▶ **Exercise task**:
Search the data for the string "this" and extract every line where it appears.

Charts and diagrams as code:

------------------------------------------------------------------------

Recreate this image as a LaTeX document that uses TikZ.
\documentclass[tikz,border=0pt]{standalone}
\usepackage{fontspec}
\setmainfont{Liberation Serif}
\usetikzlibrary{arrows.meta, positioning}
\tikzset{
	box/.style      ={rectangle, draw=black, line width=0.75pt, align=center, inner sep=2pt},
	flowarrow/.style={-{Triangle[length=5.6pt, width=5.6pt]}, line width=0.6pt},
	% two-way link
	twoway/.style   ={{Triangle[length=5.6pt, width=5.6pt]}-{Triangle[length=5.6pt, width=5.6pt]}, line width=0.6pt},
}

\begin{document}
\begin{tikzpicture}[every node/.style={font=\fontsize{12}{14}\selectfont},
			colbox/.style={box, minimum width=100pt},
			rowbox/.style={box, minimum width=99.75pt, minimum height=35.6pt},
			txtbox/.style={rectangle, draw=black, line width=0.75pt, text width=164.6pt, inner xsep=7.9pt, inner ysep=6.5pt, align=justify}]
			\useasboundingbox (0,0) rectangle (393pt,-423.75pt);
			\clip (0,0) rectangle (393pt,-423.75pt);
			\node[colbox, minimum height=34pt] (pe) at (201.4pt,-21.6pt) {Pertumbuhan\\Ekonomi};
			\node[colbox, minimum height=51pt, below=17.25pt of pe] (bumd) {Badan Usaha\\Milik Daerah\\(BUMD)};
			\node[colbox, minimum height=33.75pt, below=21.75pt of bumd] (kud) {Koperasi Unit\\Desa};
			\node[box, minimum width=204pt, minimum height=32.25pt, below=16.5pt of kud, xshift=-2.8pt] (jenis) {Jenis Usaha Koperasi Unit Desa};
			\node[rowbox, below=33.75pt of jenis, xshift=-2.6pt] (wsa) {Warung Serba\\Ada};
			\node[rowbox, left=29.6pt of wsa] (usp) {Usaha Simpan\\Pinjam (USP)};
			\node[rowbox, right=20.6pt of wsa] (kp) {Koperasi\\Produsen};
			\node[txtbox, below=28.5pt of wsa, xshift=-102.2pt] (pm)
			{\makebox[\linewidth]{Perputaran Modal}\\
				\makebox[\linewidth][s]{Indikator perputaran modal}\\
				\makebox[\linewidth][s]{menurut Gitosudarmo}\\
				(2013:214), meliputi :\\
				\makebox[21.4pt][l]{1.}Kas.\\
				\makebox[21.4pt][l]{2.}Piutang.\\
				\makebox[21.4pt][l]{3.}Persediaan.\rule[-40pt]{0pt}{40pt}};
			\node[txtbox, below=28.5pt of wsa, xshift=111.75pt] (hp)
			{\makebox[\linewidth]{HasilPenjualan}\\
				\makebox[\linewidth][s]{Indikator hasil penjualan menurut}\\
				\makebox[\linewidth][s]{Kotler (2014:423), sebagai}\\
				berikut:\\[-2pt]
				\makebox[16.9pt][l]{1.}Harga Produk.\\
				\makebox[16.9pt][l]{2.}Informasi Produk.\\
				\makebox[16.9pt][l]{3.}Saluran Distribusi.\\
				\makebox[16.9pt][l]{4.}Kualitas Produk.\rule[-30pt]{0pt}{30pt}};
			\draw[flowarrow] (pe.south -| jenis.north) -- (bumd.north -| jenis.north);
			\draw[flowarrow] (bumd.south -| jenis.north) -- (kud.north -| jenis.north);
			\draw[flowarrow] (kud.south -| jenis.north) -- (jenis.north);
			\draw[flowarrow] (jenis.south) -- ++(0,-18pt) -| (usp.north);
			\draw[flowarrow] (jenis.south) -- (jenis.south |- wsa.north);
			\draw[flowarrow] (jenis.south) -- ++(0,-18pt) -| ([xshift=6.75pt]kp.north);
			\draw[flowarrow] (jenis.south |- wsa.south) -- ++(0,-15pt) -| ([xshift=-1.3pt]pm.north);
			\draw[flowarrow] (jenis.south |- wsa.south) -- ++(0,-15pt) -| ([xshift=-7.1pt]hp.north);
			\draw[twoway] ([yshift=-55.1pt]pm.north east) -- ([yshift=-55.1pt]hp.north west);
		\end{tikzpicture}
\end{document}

------------------------------------------------------------------------

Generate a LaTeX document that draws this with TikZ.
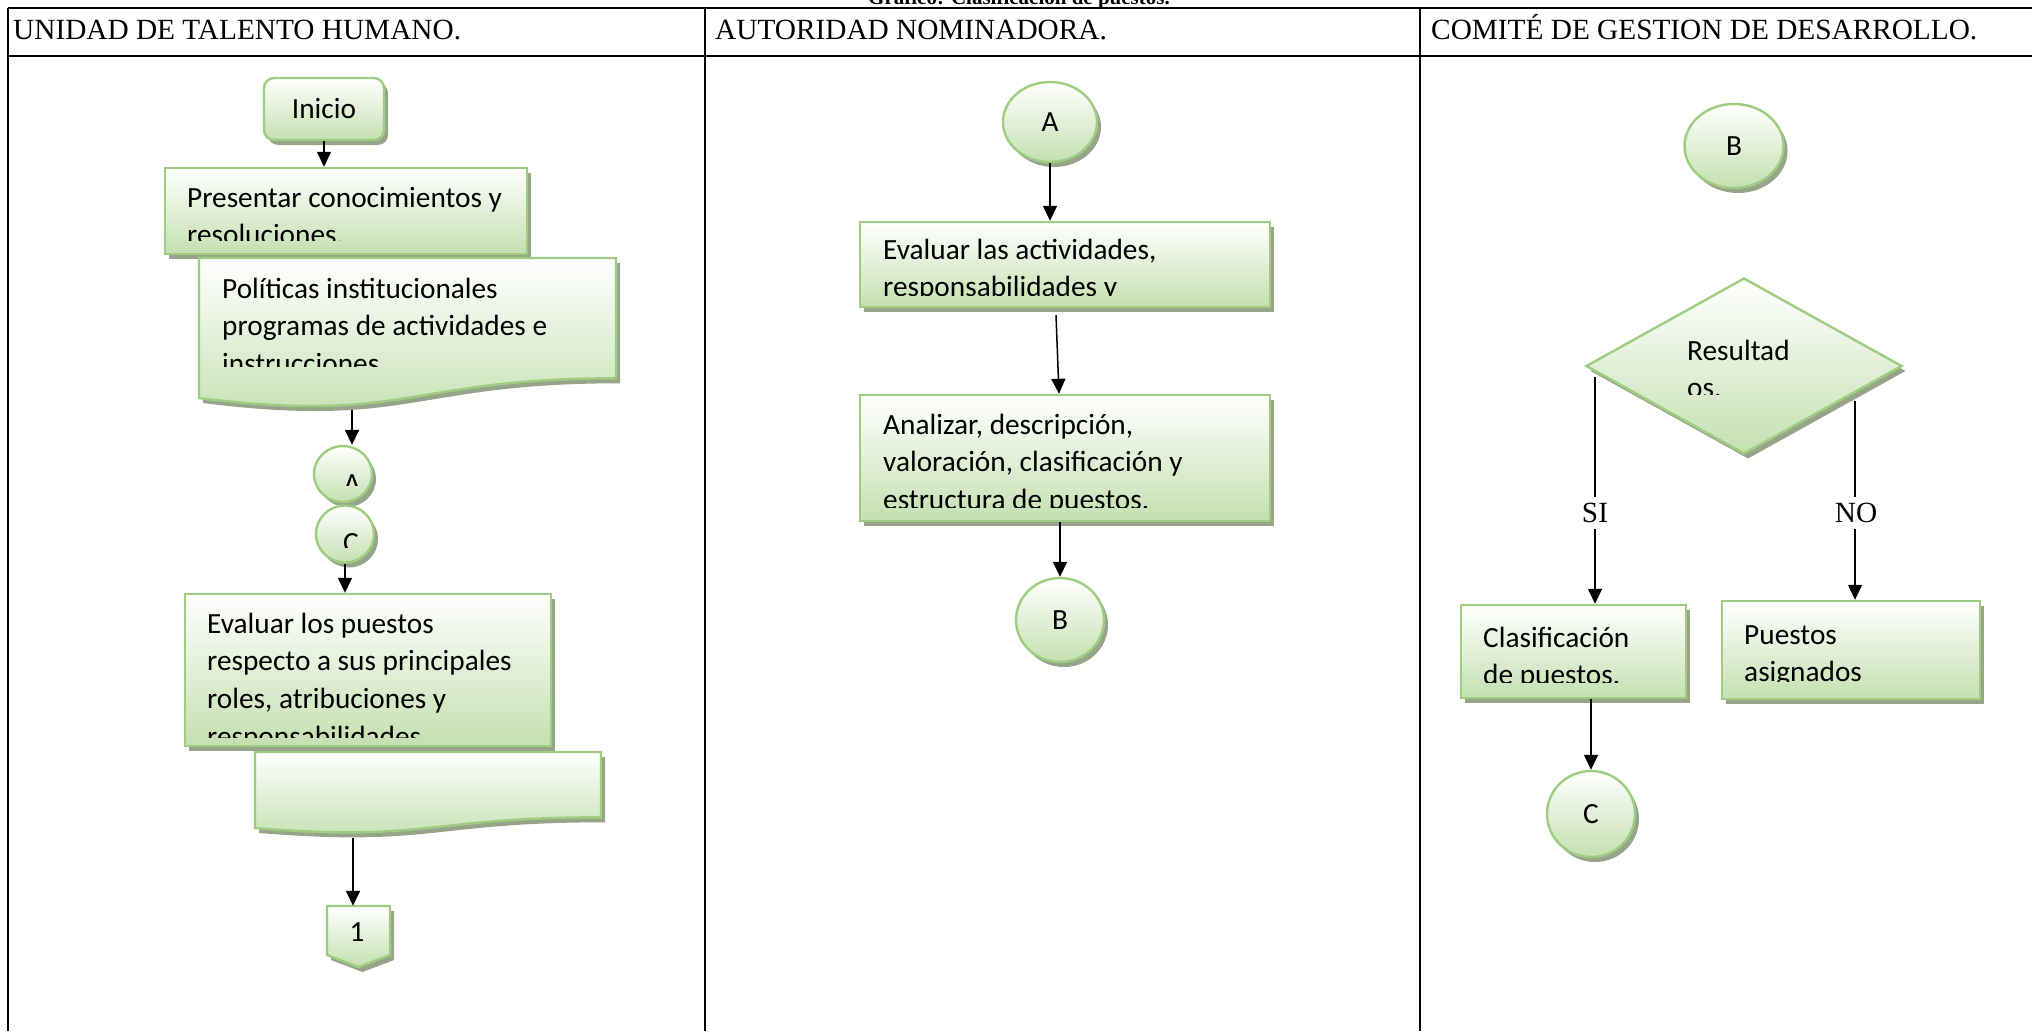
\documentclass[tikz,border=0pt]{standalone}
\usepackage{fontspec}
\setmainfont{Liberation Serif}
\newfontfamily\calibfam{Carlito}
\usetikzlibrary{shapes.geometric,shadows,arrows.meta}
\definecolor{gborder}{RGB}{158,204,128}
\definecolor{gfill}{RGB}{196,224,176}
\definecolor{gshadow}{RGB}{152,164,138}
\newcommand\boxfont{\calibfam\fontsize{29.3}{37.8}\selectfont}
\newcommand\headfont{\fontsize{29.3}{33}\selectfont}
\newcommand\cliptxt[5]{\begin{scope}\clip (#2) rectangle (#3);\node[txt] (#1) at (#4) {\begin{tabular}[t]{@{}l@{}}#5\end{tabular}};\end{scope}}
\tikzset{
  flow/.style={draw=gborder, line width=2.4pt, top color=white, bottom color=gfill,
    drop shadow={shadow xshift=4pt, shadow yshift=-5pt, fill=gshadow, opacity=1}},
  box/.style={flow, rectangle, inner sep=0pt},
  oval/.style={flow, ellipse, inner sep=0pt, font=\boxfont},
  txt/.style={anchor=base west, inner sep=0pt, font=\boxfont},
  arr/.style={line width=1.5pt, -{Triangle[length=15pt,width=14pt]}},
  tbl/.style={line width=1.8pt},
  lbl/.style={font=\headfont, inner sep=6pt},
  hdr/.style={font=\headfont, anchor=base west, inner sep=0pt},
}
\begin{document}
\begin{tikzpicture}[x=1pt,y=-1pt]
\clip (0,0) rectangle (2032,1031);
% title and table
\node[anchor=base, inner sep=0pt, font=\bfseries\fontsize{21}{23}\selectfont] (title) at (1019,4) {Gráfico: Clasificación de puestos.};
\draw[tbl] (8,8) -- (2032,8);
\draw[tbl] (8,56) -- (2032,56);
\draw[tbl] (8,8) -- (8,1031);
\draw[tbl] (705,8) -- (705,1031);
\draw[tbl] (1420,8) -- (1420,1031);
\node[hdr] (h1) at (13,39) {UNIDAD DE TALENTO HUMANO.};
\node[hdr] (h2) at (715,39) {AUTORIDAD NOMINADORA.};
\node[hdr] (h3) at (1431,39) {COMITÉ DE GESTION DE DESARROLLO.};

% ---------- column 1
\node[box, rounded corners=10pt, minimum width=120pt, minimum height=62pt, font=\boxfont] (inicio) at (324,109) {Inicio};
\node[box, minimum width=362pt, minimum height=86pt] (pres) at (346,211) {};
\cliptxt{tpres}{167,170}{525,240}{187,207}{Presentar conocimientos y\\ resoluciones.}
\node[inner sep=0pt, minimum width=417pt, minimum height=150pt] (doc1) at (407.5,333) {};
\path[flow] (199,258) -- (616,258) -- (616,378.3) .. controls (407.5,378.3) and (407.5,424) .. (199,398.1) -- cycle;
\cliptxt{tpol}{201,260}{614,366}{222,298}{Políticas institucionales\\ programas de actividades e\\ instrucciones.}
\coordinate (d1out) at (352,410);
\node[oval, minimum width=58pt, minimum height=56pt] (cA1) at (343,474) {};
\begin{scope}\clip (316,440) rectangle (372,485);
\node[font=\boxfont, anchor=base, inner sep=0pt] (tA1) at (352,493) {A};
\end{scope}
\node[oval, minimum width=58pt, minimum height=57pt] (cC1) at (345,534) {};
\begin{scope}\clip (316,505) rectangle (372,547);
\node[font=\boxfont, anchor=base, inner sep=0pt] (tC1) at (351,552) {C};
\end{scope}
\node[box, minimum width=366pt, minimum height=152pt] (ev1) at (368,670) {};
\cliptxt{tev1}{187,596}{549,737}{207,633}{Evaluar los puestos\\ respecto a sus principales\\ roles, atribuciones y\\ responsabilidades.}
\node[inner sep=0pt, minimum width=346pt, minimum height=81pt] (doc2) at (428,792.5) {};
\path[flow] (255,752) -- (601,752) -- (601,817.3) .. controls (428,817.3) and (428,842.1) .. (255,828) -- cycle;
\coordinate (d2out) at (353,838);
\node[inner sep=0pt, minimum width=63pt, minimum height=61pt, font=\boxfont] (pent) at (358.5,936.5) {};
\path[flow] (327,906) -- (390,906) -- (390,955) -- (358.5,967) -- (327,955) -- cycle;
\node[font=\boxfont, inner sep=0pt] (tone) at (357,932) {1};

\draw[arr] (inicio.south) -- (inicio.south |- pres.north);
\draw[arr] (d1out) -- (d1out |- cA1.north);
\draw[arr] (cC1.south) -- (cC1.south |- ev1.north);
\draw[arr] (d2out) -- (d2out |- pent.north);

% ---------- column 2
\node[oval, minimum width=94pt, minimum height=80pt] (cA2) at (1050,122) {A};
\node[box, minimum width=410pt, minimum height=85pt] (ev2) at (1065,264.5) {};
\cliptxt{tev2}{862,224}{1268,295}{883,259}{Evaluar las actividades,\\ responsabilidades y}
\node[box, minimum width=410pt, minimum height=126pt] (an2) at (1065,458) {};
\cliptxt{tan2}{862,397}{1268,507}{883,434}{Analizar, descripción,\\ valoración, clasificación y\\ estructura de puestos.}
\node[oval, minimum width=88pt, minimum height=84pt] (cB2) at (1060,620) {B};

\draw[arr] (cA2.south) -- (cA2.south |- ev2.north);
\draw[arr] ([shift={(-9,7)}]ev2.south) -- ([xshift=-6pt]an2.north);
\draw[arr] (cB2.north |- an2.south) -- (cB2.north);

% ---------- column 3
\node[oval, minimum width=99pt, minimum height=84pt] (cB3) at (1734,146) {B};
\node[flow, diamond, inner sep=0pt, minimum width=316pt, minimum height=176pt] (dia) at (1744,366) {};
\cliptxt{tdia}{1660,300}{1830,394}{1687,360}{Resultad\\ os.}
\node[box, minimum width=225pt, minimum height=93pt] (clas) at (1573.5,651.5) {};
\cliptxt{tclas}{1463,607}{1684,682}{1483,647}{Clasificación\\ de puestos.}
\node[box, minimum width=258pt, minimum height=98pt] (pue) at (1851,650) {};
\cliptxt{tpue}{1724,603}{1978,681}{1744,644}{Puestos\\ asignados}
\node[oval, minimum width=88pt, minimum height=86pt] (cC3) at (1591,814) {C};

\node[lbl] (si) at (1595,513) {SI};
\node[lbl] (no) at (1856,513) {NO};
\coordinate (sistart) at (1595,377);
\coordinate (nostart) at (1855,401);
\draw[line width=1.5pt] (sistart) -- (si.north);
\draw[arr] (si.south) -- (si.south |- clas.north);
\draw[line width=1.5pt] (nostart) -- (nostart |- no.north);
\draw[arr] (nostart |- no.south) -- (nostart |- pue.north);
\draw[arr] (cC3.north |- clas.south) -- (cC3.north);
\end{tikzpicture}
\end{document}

------------------------------------------------------------------------

▶ **Reply**:
Recreate this image as a LaTeX document that uses TikZ.
Generate a LaTeX document that draws this with TikZ.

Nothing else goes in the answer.